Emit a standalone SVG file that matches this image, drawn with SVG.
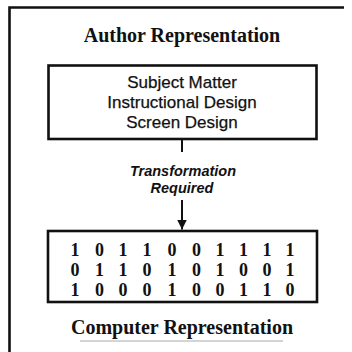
<svg xmlns="http://www.w3.org/2000/svg" width="352" height="352" viewBox="0 0 352 352">
<style>
.box{fill:none;stroke:#111;stroke-width:2.6}
.frame{fill:none;stroke:#111;stroke-width:2.6}
.title{font-family:"Liberation Serif","Times New Roman",serif;font-weight:bold;font-size:20px;fill:#111;text-anchor:middle}
.sans{font-family:"Liberation Sans",Arial,sans-serif;font-size:17px;fill:#111;text-anchor:middle;stroke:#111;stroke-width:0.25}
.lab{font-family:"Liberation Sans",Arial,sans-serif;font-style:italic;font-weight:bold;font-size:14.5px;fill:#111;text-anchor:middle}
.bits{font-family:"Liberation Serif","Times New Roman",serif;font-weight:bold;font-size:18px;fill:#111;text-anchor:middle}
.conn{fill:none;stroke:#111;stroke-width:2}
</style>
<defs>
<marker id="ah" viewBox="0 0 10 10" refX="10" refY="5" markerWidth="5" markerHeight="5" markerUnits="strokeWidth" orient="auto">
<path d="M0,0 L10,5 L0,10 Z" fill="#111"/>
</marker>
</defs>
<rect width="352" height="352" fill="#fff"/>
<g id="frame">
<path class="frame" d="M9.5,352 V7.5 H344"/>
<line x1="80" y1="341" x2="283" y2="341" stroke="#aaa" stroke-width="1.2"/>
</g>
<g id="author-title">
<text class="title" x="182" y="42">Author Representation</text>
</g>
<g id="author-box">
<rect class="box" x="48.5" y="65.5" width="268" height="73.5"/>
<text class="sans" x="182" y="88">Subject Matter</text>
<text class="sans" x="182" y="108">Instructional Design</text>
<text class="sans" x="182" y="128">Screen Design</text>
</g>
<g id="connectors">
<line class="conn" x1="182" y1="140" x2="182" y2="152"/>
<line class="conn" x1="182" y1="200" x2="182" y2="229.5" marker-end="url(#ah)"/>
<text class="lab" x="183" y="176">Transformation</text>
<text class="lab" x="182" y="193">Required</text>
</g>
<g id="computer-box">
<rect class="box" x="48" y="231" width="269" height="71"/>
<g class="bits">
<text y="255.5"><tspan x="75">1</tspan><tspan x="99.5">0</tspan><tspan x="123">1</tspan><tspan x="147">1</tspan><tspan x="172">0</tspan><tspan x="196.5">0</tspan><tspan x="220">1</tspan><tspan x="243.5">1</tspan><tspan x="267">1</tspan><tspan x="290">1</tspan></text>
<text y="275.5"><tspan x="75">0</tspan><tspan x="99.5">1</tspan><tspan x="123">1</tspan><tspan x="147">0</tspan><tspan x="172">1</tspan><tspan x="196.5">0</tspan><tspan x="220">1</tspan><tspan x="243.5">0</tspan><tspan x="267">0</tspan><tspan x="290">1</tspan></text>
<text y="295.5"><tspan x="75">1</tspan><tspan x="99.5">0</tspan><tspan x="123">0</tspan><tspan x="147">0</tspan><tspan x="172">1</tspan><tspan x="196.5">0</tspan><tspan x="220">0</tspan><tspan x="243.5">1</tspan><tspan x="267">1</tspan><tspan x="290">0</tspan></text>
</g>
</g>
<g id="computer-title">
<text class="title" x="182" y="334">Computer Representation</text>
</g>
</svg>
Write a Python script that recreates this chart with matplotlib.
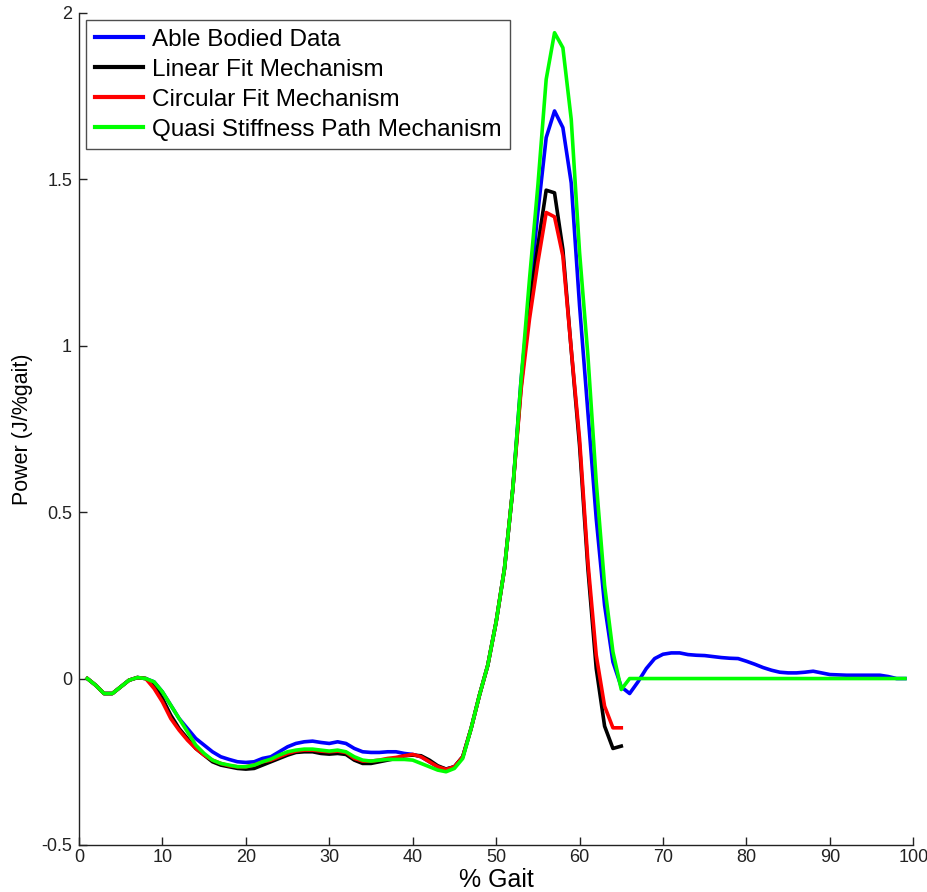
import matplotlib
matplotlib.use("Agg")
import matplotlib.pyplot as plt
from matplotlib.ticker import FuncFormatter

plt.rcParams['font.family'] = ['Liberation Sans', 'DejaVu Sans']

# Percent of gait cycle
gait = list(range(1, 100))

able_bodied = [
    0.0, -0.02, -0.045, -0.045, -0.025, -0.005, 0.003, 0.0, -0.01, -0.04,
    -0.08, -0.12, -0.15, -0.18, -0.20, -0.22, -0.235, -0.243, -0.25, -0.252,
    -0.25, -0.24, -0.235, -0.22, -0.205, -0.195, -0.19, -0.188, -0.192, -0.195,
    -0.19, -0.195, -0.21, -0.22, -0.222, -0.222, -0.22, -0.22, -0.225, -0.228,
    -0.235, -0.25, -0.265, -0.272, -0.265, -0.235, -0.15, -0.05, 0.04, 0.17,
    0.33, 0.57, 0.90, 1.15, 1.40, 1.625, 1.705, 1.655, 1.489, 1.12,
    0.80, 0.48, 0.22, 0.05, -0.025, -0.045, -0.01, 0.03, 0.06, 0.073,
    0.077, 0.077, 0.072, 0.070, 0.069, 0.066, 0.063, 0.061, 0.060, 0.052,
    0.043, 0.033, 0.025, 0.019, 0.017, 0.017, 0.019, 0.022, 0.017, 0.012,
    0.011, 0.010, 0.010, 0.010, 0.010, 0.010, 0.006, 0.0, 0.0,
]

linear_fit = [
    0.0, -0.02, -0.045, -0.045, -0.025, -0.005, 0.003, 0.0, -0.02, -0.06,
    -0.11, -0.15, -0.18, -0.21, -0.23, -0.25, -0.26, -0.265, -0.27, -0.272,
    -0.27, -0.26, -0.25, -0.24, -0.23, -0.222, -0.22, -0.22, -0.225, -0.227,
    -0.225, -0.228, -0.245, -0.255, -0.255, -0.25, -0.245, -0.24, -0.232, -0.23,
    -0.232, -0.245, -0.262, -0.272, -0.265, -0.235, -0.15, -0.05, 0.04, 0.17,
    0.33, 0.57, 0.88, 1.12, 1.30, 1.467, 1.459, 1.289, 0.988, 0.70,
    0.33, 0.03, -0.143, -0.21, -0.203,
]

circular_fit = [
    0.0, -0.02, -0.045, -0.045, -0.025, -0.005, 0.003, 0.0, -0.03, -0.07,
    -0.12, -0.155, -0.185, -0.21, -0.23, -0.245, -0.255, -0.262, -0.265, -0.265,
    -0.26, -0.25, -0.245, -0.235, -0.225, -0.218, -0.215, -0.215, -0.218, -0.22,
    -0.218, -0.222, -0.24, -0.248, -0.248, -0.245, -0.24, -0.237, -0.232, -0.228,
    -0.235, -0.25, -0.265, -0.273, -0.265, -0.235, -0.15, -0.05, 0.04, 0.17,
    0.33, 0.57, 0.87, 1.08, 1.25, 1.40, 1.387, 1.269, 0.99, 0.72,
    0.35, 0.07, -0.083, -0.148, -0.148,
]

quasi_stiffness = [
    0.0, -0.02, -0.045, -0.045, -0.025, -0.005, 0.003, 0.0, -0.01, -0.04,
    -0.08, -0.12, -0.16, -0.20, -0.225, -0.245, -0.255, -0.26, -0.265, -0.265,
    -0.26, -0.25, -0.242, -0.23, -0.22, -0.215, -0.212, -0.212, -0.215, -0.218,
    -0.215, -0.22, -0.235, -0.245, -0.248, -0.245, -0.243, -0.243, -0.243, -0.245,
    -0.255, -0.265, -0.275, -0.28, -0.27, -0.24, -0.15, -0.05, 0.04, 0.17,
    0.33, 0.57, 0.90, 1.20, 1.48, 1.80, 1.94, 1.895, 1.68, 1.28,
    0.97, 0.59, 0.28, 0.08, -0.033,
] + [0.0] * 34

series_labels = ["Able Bodied Data", "Linear Fit Mechanism",
                 "Circular Fit Mechanism", "Quasi Stiffness Path Mechanism"]
x_ticks = list(range(0, 101, 10))
y_ticks = [-0.5, 0, 0.5, 1, 1.5, 2]

fig = plt.figure(figsize=(9.27, 8.92), dpi=100)
ax = fig.add_axes([0.0852, 0.0527, 0.9, 0.933])

lw = 2.6
ax.plot(gait, able_bodied, color=(0, 0, 1), lw=lw, label=series_labels[0])
ax.plot(gait[:len(linear_fit)], linear_fit, color=(0, 0, 0), lw=lw, label=series_labels[1])
ax.plot(gait[:len(circular_fit)], circular_fit, color=(1, 0, 0), lw=lw, label=series_labels[2])
ax.plot(gait, quasi_stiffness, color=(0, 1, 0), lw=lw, label=series_labels[3])

ax.set_xlim(0, 100)
ax.set_ylim(-0.5, 2)
ax.set_xticks(x_ticks)
ax.set_yticks(y_ticks)
ax.yaxis.set_major_formatter(FuncFormatter(lambda v, p: f"{v:g}"))

for side in ("top", "right"):
    ax.spines[side].set_visible(False)
for side in ("left", "bottom"):
    ax.spines[side].set_color("#222222")
    ax.spines[side].set_linewidth(1.0)

ax.tick_params(direction="in", length=6, width=1.0, colors="#222222",
               labelsize=13, top=False, right=False)
ax.tick_params(axis="x", pad=3)
ax.tick_params(axis="y", pad=5)

ax.set_xlabel("% Gait", fontsize=18, labelpad=1)
ax.set_ylabel("Power (J/%gait)", fontsize=15.5, labelpad=6)

leg = ax.legend(loc="upper left", fontsize=17.5, frameon=True, fancybox=False,
                edgecolor="#222222", borderaxespad=0.3, handlelength=2.0,
                handletextpad=0.35, labelspacing=0.33, borderpad=0.35)
leg.get_frame().set_linewidth(1.0)
for line in leg.get_lines():
    line.set_linewidth(3.0)

fig.savefig("out.png", dpi=100, facecolor="white")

Directions: Both the line containing "Write a Python" and the line containing "gait = list(range(1, 100))" belong in the copy, along with every line between them. Reproduce that stretch exactly, without the pictures.

Expected answer:
Write a Python script that recreates this chart with matplotlib.
import matplotlib
matplotlib.use("Agg")
import matplotlib.pyplot as plt
from matplotlib.ticker import FuncFormatter

plt.rcParams['font.family'] = ['Liberation Sans', 'DejaVu Sans']

# Percent of gait cycle
gait = list(range(1, 100))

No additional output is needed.